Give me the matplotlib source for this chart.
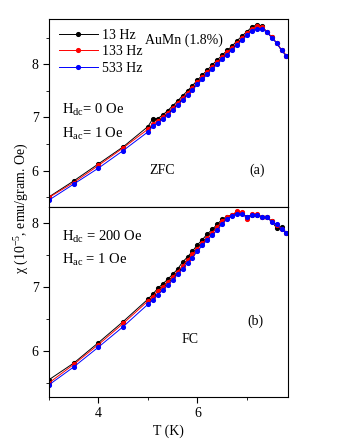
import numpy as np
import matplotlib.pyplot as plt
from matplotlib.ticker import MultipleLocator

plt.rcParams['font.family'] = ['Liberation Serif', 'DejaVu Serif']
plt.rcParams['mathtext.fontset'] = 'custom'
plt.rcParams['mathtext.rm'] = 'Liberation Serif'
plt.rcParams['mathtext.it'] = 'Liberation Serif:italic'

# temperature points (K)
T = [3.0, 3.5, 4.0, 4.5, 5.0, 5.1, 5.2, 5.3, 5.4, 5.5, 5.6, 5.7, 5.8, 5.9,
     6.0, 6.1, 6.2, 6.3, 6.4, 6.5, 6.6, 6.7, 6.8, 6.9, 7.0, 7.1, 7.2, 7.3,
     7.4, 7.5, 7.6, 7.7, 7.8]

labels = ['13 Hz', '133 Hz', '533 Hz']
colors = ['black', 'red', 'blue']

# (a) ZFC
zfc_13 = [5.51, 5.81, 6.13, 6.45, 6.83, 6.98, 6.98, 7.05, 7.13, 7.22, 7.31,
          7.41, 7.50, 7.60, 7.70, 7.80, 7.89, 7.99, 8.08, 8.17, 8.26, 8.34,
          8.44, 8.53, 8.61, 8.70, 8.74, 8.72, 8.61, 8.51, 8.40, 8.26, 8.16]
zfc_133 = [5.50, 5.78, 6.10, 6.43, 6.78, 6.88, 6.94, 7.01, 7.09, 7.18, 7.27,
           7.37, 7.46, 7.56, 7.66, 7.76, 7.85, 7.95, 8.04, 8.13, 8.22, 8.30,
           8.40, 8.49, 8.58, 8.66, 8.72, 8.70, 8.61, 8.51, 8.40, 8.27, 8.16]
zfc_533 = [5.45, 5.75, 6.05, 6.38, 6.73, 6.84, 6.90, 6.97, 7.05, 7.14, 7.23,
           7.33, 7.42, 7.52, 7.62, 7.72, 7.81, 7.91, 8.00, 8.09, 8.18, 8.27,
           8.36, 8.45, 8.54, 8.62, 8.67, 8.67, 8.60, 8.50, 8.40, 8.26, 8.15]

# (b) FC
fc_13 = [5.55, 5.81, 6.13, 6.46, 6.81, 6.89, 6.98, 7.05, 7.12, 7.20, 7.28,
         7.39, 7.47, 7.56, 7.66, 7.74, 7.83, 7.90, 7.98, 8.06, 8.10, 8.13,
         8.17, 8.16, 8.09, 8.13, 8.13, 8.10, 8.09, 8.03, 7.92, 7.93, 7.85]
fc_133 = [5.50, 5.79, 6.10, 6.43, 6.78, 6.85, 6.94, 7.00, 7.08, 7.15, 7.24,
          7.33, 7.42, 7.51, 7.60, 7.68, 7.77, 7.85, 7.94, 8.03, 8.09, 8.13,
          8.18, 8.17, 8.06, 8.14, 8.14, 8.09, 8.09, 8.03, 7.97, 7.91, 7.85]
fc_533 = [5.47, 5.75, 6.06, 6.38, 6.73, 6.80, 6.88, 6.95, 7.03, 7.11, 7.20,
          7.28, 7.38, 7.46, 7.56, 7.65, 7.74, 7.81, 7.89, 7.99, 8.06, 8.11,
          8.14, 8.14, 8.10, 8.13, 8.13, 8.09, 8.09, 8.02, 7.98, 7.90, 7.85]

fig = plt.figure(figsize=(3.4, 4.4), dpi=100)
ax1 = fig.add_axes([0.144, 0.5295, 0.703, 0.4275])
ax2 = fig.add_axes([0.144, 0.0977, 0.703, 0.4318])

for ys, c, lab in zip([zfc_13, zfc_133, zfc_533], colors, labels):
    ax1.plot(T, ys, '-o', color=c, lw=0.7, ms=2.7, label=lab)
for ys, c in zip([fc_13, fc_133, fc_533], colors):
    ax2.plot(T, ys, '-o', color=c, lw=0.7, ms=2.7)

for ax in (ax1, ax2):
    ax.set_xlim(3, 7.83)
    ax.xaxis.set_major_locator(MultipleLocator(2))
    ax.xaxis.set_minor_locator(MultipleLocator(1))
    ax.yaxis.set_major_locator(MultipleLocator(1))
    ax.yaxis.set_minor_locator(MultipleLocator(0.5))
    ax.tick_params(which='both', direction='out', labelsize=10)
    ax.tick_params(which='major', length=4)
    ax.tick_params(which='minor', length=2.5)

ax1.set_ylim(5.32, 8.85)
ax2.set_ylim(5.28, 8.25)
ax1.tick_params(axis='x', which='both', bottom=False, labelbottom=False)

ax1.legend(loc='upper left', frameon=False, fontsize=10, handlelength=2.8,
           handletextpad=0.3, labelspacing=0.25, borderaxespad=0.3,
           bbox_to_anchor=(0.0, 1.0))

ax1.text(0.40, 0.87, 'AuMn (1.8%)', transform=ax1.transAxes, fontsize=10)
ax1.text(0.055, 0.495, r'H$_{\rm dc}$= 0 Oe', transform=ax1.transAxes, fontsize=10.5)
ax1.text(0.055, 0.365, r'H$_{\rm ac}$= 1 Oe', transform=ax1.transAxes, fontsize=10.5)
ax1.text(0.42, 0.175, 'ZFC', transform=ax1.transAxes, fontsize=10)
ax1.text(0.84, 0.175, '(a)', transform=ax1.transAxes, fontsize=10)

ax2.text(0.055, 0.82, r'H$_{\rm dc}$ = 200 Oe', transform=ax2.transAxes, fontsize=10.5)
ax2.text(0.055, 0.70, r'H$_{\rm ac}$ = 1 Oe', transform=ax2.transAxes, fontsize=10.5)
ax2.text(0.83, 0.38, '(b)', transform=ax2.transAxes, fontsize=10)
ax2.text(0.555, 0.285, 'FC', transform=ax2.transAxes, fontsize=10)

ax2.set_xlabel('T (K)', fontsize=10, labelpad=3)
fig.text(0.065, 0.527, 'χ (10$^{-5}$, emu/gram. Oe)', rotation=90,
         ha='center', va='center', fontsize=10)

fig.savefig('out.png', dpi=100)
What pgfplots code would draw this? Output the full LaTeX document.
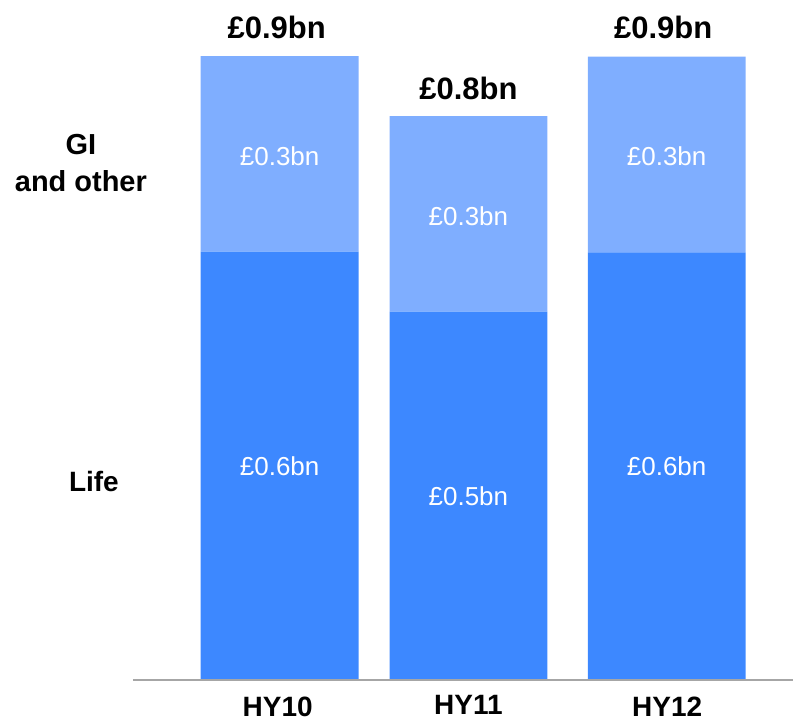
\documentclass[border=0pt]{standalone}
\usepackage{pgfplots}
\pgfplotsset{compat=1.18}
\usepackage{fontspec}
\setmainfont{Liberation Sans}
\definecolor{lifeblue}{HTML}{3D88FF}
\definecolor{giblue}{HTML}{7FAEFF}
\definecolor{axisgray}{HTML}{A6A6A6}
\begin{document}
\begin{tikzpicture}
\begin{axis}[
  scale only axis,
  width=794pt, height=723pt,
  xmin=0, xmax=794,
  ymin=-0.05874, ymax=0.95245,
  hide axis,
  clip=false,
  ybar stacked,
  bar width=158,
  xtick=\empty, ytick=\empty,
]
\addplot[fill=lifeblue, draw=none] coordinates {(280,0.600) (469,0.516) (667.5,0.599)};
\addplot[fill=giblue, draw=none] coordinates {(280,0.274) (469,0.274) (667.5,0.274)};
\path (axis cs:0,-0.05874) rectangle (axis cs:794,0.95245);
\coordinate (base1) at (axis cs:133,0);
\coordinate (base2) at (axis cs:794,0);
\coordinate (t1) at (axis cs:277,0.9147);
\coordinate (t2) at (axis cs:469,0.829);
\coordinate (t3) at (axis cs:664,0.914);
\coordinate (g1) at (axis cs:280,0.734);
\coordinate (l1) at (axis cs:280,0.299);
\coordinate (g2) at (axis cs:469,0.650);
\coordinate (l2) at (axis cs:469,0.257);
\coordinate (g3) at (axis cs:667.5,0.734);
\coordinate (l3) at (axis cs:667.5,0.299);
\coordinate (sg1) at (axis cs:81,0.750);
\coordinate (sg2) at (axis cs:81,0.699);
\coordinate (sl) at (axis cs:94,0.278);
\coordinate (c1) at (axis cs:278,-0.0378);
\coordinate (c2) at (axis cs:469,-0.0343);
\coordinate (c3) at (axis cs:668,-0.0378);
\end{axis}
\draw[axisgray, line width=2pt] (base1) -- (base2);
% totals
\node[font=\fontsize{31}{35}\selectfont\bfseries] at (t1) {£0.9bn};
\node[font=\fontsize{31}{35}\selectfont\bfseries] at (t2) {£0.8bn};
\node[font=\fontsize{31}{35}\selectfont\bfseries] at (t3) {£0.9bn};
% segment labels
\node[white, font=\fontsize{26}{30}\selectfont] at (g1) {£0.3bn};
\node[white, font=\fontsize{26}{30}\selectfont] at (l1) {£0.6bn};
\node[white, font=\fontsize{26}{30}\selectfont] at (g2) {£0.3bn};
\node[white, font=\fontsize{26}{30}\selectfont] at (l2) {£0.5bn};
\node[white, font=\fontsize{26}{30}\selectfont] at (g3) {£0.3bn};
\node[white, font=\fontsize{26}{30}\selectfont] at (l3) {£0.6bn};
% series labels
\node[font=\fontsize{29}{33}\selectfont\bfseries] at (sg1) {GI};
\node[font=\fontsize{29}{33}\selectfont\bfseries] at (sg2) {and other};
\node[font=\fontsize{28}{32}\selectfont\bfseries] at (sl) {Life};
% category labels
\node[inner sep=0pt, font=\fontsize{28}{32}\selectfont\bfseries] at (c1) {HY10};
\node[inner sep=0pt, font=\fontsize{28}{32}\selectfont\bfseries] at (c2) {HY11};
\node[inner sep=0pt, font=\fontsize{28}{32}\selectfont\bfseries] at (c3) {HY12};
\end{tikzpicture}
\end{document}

** WHAT NEEDS TO BE DONE **
Print exactly the first line of the entries and every line after it through the one that contains "7.4, 7.5, 7.6, 7.7, 7.8]", leaving the pictures out.

** COMPLETED TASK **
Give me the matplotlib source for this chart.
import numpy as np
import matplotlib.pyplot as plt
from matplotlib.ticker import MultipleLocator

plt.rcParams['font.family'] = ['Liberation Serif', 'DejaVu Serif']
plt.rcParams['mathtext.fontset'] = 'custom'
plt.rcParams['mathtext.rm'] = 'Liberation Serif'
plt.rcParams['mathtext.it'] = 'Liberation Serif:italic'

# temperature points (K)
T = [3.0, 3.5, 4.0, 4.5, 5.0, 5.1, 5.2, 5.3, 5.4, 5.5, 5.6, 5.7, 5.8, 5.9,
     6.0, 6.1, 6.2, 6.3, 6.4, 6.5, 6.6, 6.7, 6.8, 6.9, 7.0, 7.1, 7.2, 7.3,
     7.4, 7.5, 7.6, 7.7, 7.8]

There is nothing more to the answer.